[Source code of charts]
....

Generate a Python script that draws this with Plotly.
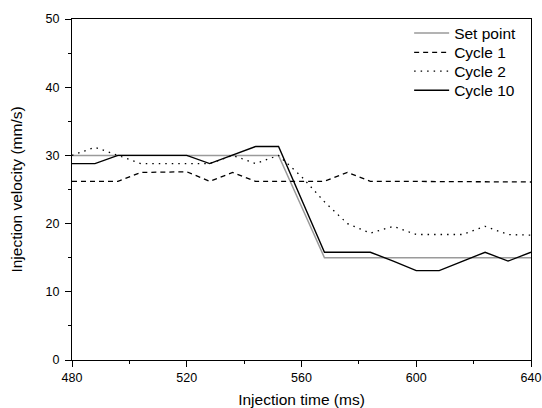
import plotly.graph_objects as go

time_ms = [480, 488, 496, 504, 512, 520, 528, 536, 544, 552, 560,
           568, 576, 584, 592, 600, 608, 616, 624, 632, 640]
set_point = [30, 30, 30, 30, 30, 30, 30, 30, 30, 30, 22.5,
             15, 15, 15, 15, 15, 15, 15, 15, 15, 15]
cycle_1 = [26.2, 26.2, 26.2, 27.5, 27.5, 27.6, 26.2, 27.5, 26.2, 26.2, 26.2,
           26.2, 27.5, 26.2, 26.2, 26.2, 26.2, 26.2, 26.2, 26.2, 26.1]
cycle_2 = [30.0, 31.2, 30.0, 28.8, 28.8, 28.8, 28.8, 30.0, 28.8, 30.0, 26.9,
           23.2, 20.0, 18.6, 19.6, 18.4, 18.4, 18.4, 19.6, 18.4, 18.3]
cycle_10 = [28.8, 28.8, 30.0, 30.0, 30.0, 30.0, 28.8, 30.0, 31.3, 31.3, 23.5,
            15.8, 15.8, 15.8, 14.5, 13.1, 13.1, 14.5, 15.8, 14.5, 15.8]

series_names = ["Set point", "Cycle 1", "Cycle 2", "Cycle 10"]
x_ticks = [480, 520, 560, 600, 640]
y_ticks = [0, 10, 20, 30, 40, 50]

FONT = "Liberation Sans, Arial, sans-serif"

fig = go.Figure()
styles = [
    dict(color="#9a9a9a", width=1.5),
    dict(color="black", width=1.3, dash="5px,4px"),
    dict(color="black", width=1.3, dash="1.5px,5px"),
    dict(color="black", width=1.4),
]
legend_ids = ["legend", "legend2", "legend3", "legend4"]
for name, ys, st, lg in zip(series_names, [set_point, cycle_1, cycle_2, cycle_10],
                            styles, legend_ids):
    fig.add_trace(go.Scatter(x=time_ms, y=ys, name=name, mode="lines",
                             line=st, legend=lg))

axis_common = dict(showgrid=False, zeroline=False, showline=True, linecolor="black",
                   linewidth=1.3, mirror=True, ticks="outside", ticklen=6,
                   tickwidth=1.2, tickcolor="black", ticklabeloverflow="allow",
                   tickfont=dict(family=FONT, size=12.5, color="black"))

fig.update_xaxes(range=[480, 640], tickvals=x_ticks,
                 minor=dict(ticks="outside", ticklen=3, tickwidth=1.2, dtick=20,
                            tickcolor="black"),
                 title=dict(text="Injection time (ms)",
                            font=dict(family=FONT, size=15.5, color="black"),
                            standoff=9),
                 **axis_common)
fig.update_yaxes(range=[0, 50], tickvals=y_ticks, ticklabelstandoff=3,
                 minor=dict(ticks="outside", ticklen=3, tickwidth=1.2, dtick=5,
                            tickcolor="black"),
                 title=dict(text="Injection velocity (mm/s)",
                            font=dict(family=FONT, size=15.5, color="black"),
                            standoff=19),
                 **axis_common)

legend_rows = [0.958, 0.901, 0.846, 0.790]
legend_layout = {}
for lg, yy in zip(legend_ids, legend_rows):
    legend_layout[lg] = dict(x=0.7345, y=yy, xanchor="left", yanchor="middle",
                             bgcolor="rgba(0,0,0,0)", borderwidth=0,
                             font=dict(family=FONT, size=15.5, color="black"),
                             itemwidth=35)

fig.update_layout(
    width=542, height=408,
    margin=dict(l=72, r=10.5, t=19, b=47.5, autoexpand=False),
    paper_bgcolor="white", plot_bgcolor="white",
    font=dict(family=FONT, color="black"),
    showlegend=True,
    **legend_layout,
)

# remove the browser's default 8px body margin so the figure fills the window
fig.write_html("out.html",
               config={"displayModeBar": False},
               post_script="document.body.style.margin='0px';"
                           "document.body.style.overflow='hidden';")
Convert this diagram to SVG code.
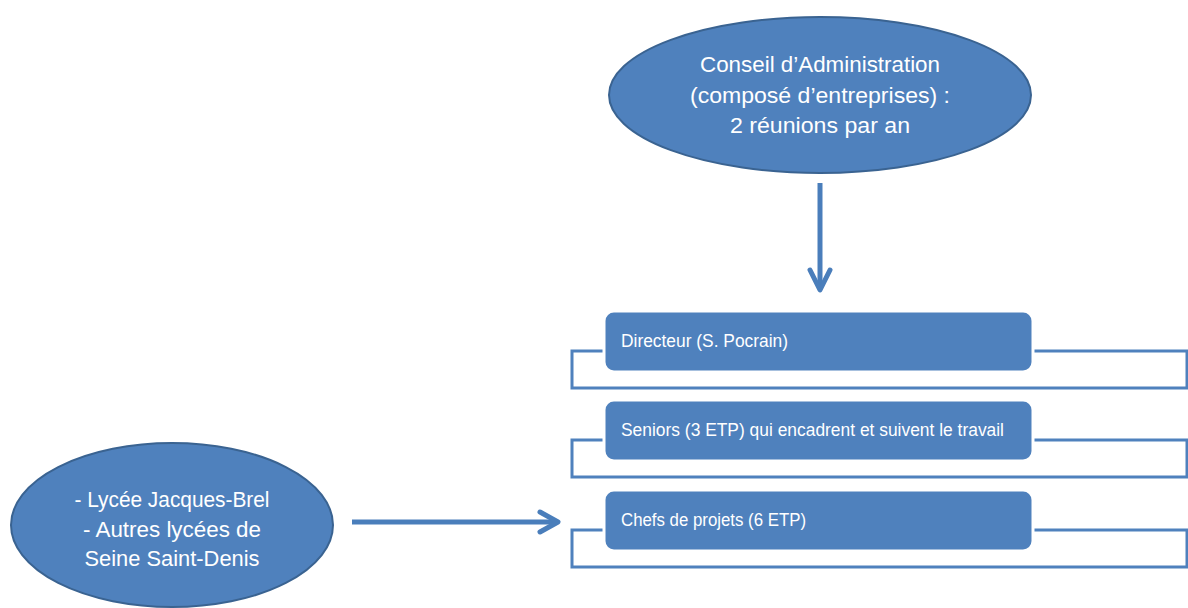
<svg xmlns="http://www.w3.org/2000/svg" width="1188" height="608" viewBox="0 0 1188 608">
  <style>
    .oval { fill: #4f81bd; stroke: #3a6391; stroke-width: 2; }
    .box { fill: #4f81bd; stroke: #ffffff; stroke-width: 3; }
    .bracket { fill: none; stroke: #4f81bd; stroke-width: 3; }
    .link { fill: none; stroke: #4a7ebb; stroke-width: 5; }
    .head { fill: none; stroke: #4a7ebb; stroke-width: 5; stroke-linecap: round; stroke-linejoin: round; }
    .lbl { fill: #ffffff; font-family: "Liberation Sans", Arial, sans-serif; }
    .big { font-size: 22.5px; text-anchor: middle; }
    .small { font-size: 17.5px; }
  </style>
  <rect width="1188" height="608" fill="#ffffff"/>

  <!-- bracket outlines sitting behind each level box -->
  <g id="brackets">
    <rect class="bracket" x="572" y="351" width="615" height="37"/>
    <rect class="bracket" x="572" y="440" width="615" height="37"/>
    <rect class="bracket" x="572" y="530" width="615" height="37"/>
  </g>

  <g id="conseil">
    <ellipse class="oval" cx="820" cy="95" rx="211" ry="78"/>
    <text class="lbl big" x="820" y="72" textLength="240" lengthAdjust="spacingAndGlyphs">Conseil d’Administration</text>
    <text class="lbl big" x="820" y="103" textLength="260" lengthAdjust="spacingAndGlyphs">(composé  d’entreprises) :</text>
    <text class="lbl big" x="820" y="133" textLength="180" lengthAdjust="spacingAndGlyphs">2 réunions par an</text>
  </g>

  <g id="lycees">
    <ellipse class="oval" cx="172" cy="525" rx="161" ry="82"/>
    <text class="lbl big" x="172" y="507" textLength="195" lengthAdjust="spacingAndGlyphs">- Lycée Jacques-Brel</text>
    <text class="lbl big" x="172" y="537" textLength="178" lengthAdjust="spacingAndGlyphs">- Autres lycées de</text>
    <text class="lbl big" x="172" y="566" textLength="175" lengthAdjust="spacingAndGlyphs">Seine Saint-Denis</text>
  </g>

  <g id="directeur">
    <rect class="box" x="604" y="311" width="429" height="61" rx="10"/>
    <text class="lbl small" x="621" y="347" textLength="167" lengthAdjust="spacingAndGlyphs">Directeur (S. Pocrain)</text>
  </g>

  <g id="seniors">
    <rect class="box" x="604" y="400" width="429" height="61" rx="10"/>
    <text class="lbl small" x="621" y="436" textLength="383" lengthAdjust="spacingAndGlyphs">Seniors (3 ETP) qui encadrent et suivent le travail</text>
  </g>

  <g id="chefs">
    <rect class="box" x="604" y="490" width="429" height="61" rx="10"/>
    <text class="lbl small" x="621" y="526" textLength="185" lengthAdjust="spacingAndGlyphs">Chefs de projets (6 ETP)</text>
  </g>

  <g id="connectors">
    <line class="link" x1="820" y1="183" x2="820" y2="289"/>
    <polyline class="head" points="810,270 820,290 830,270"/>
    <line class="link" x1="352" y1="522" x2="557" y2="522"/>
    <polyline class="head" points="540,512 558,522 540,532"/>
  </g>
</svg>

....

▶ **REQUIRED TASK**
Repeat the material above word for word, please, apart from its images.

▶ **SOLUTION FOR THIS PROBLEM**
Generate a Python script that draws this with Plotly.
import plotly.graph_objects as go

time_ms = [480, 488, 496, 504, 512, 520, 528, 536, 544, 552, 560,
           568, 576, 584, 592, 600, 608, 616, 624, 632, 640]
set_point = [30, 30, 30, 30, 30, 30, 30, 30, 30, 30, 22.5,
             15, 15, 15, 15, 15, 15, 15, 15, 15, 15]
cycle_1 = [26.2, 26.2, 26.2, 27.5, 27.5, 27.6, 26.2, 27.5, 26.2, 26.2, 26.2,
           26.2, 27.5, 26.2, 26.2, 26.2, 26.2, 26.2, 26.2, 26.2, 26.1]
cycle_2 = [30.0, 31.2, 30.0, 28.8, 28.8, 28.8, 28.8, 30.0, 28.8, 30.0, 26.9,
           23.2, 20.0, 18.6, 19.6, 18.4, 18.4, 18.4, 19.6, 18.4, 18.3]
cycle_10 = [28.8, 28.8, 30.0, 30.0, 30.0, 30.0, 28.8, 30.0, 31.3, 31.3, 23.5,
            15.8, 15.8, 15.8, 14.5, 13.1, 13.1, 14.5, 15.8, 14.5, 15.8]

series_names = ["Set point", "Cycle 1", "Cycle 2", "Cycle 10"]
x_ticks = [480, 520, 560, 600, 640]
y_ticks = [0, 10, 20, 30, 40, 50]

FONT = "Liberation Sans, Arial, sans-serif"

fig = go.Figure()
styles = [
    dict(color="#9a9a9a", width=1.5),
    dict(color="black", width=1.3, dash="5px,4px"),
    dict(color="black", width=1.3, dash="1.5px,5px"),
    dict(color="black", width=1.4),
]
legend_ids = ["legend", "legend2", "legend3", "legend4"]
for name, ys, st, lg in zip(series_names, [set_point, cycle_1, cycle_2, cycle_10],
                            styles, legend_ids):
    fig.add_trace(go.Scatter(x=time_ms, y=ys, name=name, mode="lines",
                             line=st, legend=lg))

axis_common = dict(showgrid=False, zeroline=False, showline=True, linecolor="black",
                   linewidth=1.3, mirror=True, ticks="outside", ticklen=6,
                   tickwidth=1.2, tickcolor="black", ticklabeloverflow="allow",
                   tickfont=dict(family=FONT, size=12.5, color="black"))

fig.update_xaxes(range=[480, 640], tickvals=x_ticks,
                 minor=dict(ticks="outside", ticklen=3, tickwidth=1.2, dtick=20,
                            tickcolor="black"),
                 title=dict(text="Injection time (ms)",
                            font=dict(family=FONT, size=15.5, color="black"),
                            standoff=9),
                 **axis_common)
fig.update_yaxes(range=[0, 50], tickvals=y_ticks, ticklabelstandoff=3,
                 minor=dict(ticks="outside", ticklen=3, tickwidth=1.2, dtick=5,
                            tickcolor="black"),
                 title=dict(text="Injection velocity (mm/s)",
                            font=dict(family=FONT, size=15.5, color="black"),
                            standoff=19),
                 **axis_common)

legend_rows = [0.958, 0.901, 0.846, 0.790]
legend_layout = {}
for lg, yy in zip(legend_ids, legend_rows):
    legend_layout[lg] = dict(x=0.7345, y=yy, xanchor="left", yanchor="middle",
                             bgcolor="rgba(0,0,0,0)", borderwidth=0,
                             font=dict(family=FONT, size=15.5, color="black"),
                             itemwidth=35)

fig.update_layout(
    width=542, height=408,
    margin=dict(l=72, r=10.5, t=19, b=47.5, autoexpand=False),
    paper_bgcolor="white", plot_bgcolor="white",
    font=dict(family=FONT, color="black"),
    showlegend=True,
    **legend_layout,
)

# remove the browser's default 8px body margin so the figure fills the window
fig.write_html("out.html",
               config={"displayModeBar": False},
               post_script="document.body.style.margin='0px';"
                           "document.body.style.overflow='hidden';")
Convert this diagram to SVG code.
<svg xmlns="http://www.w3.org/2000/svg" width="1188" height="608" viewBox="0 0 1188 608">
  <style>
    .oval { fill: #4f81bd; stroke: #3a6391; stroke-width: 2; }
    .box { fill: #4f81bd; stroke: #ffffff; stroke-width: 3; }
    .bracket { fill: none; stroke: #4f81bd; stroke-width: 3; }
    .link { fill: none; stroke: #4a7ebb; stroke-width: 5; }
    .head { fill: none; stroke: #4a7ebb; stroke-width: 5; stroke-linecap: round; stroke-linejoin: round; }
    .lbl { fill: #ffffff; font-family: "Liberation Sans", Arial, sans-serif; }
    .big { font-size: 22.5px; text-anchor: middle; }
    .small { font-size: 17.5px; }
  </style>
  <rect width="1188" height="608" fill="#ffffff"/>

  <!-- bracket outlines sitting behind each level box -->
  <g id="brackets">
    <rect class="bracket" x="572" y="351" width="615" height="37"/>
    <rect class="bracket" x="572" y="440" width="615" height="37"/>
    <rect class="bracket" x="572" y="530" width="615" height="37"/>
  </g>

  <g id="conseil">
    <ellipse class="oval" cx="820" cy="95" rx="211" ry="78"/>
    <text class="lbl big" x="820" y="72" textLength="240" lengthAdjust="spacingAndGlyphs">Conseil d’Administration</text>
    <text class="lbl big" x="820" y="103" textLength="260" lengthAdjust="spacingAndGlyphs">(composé  d’entreprises) :</text>
    <text class="lbl big" x="820" y="133" textLength="180" lengthAdjust="spacingAndGlyphs">2 réunions par an</text>
  </g>

  <g id="lycees">
    <ellipse class="oval" cx="172" cy="525" rx="161" ry="82"/>
    <text class="lbl big" x="172" y="507" textLength="195" lengthAdjust="spacingAndGlyphs">- Lycée Jacques-Brel</text>
    <text class="lbl big" x="172" y="537" textLength="178" lengthAdjust="spacingAndGlyphs">- Autres lycées de</text>
    <text class="lbl big" x="172" y="566" textLength="175" lengthAdjust="spacingAndGlyphs">Seine Saint-Denis</text>
  </g>

  <g id="directeur">
    <rect class="box" x="604" y="311" width="429" height="61" rx="10"/>
    <text class="lbl small" x="621" y="347" textLength="167" lengthAdjust="spacingAndGlyphs">Directeur (S. Pocrain)</text>
  </g>

  <g id="seniors">
    <rect class="box" x="604" y="400" width="429" height="61" rx="10"/>
    <text class="lbl small" x="621" y="436" textLength="383" lengthAdjust="spacingAndGlyphs">Seniors (3 ETP) qui encadrent et suivent le travail</text>
  </g>

  <g id="chefs">
    <rect class="box" x="604" y="490" width="429" height="61" rx="10"/>
    <text class="lbl small" x="621" y="526" textLength="185" lengthAdjust="spacingAndGlyphs">Chefs de projets (6 ETP)</text>
  </g>

  <g id="connectors">
    <line class="link" x1="820" y1="183" x2="820" y2="289"/>
    <polyline class="head" points="810,270 820,290 830,270"/>
    <line class="link" x1="352" y1="522" x2="557" y2="522"/>
    <polyline class="head" points="540,512 558,522 540,532"/>
  </g>
</svg>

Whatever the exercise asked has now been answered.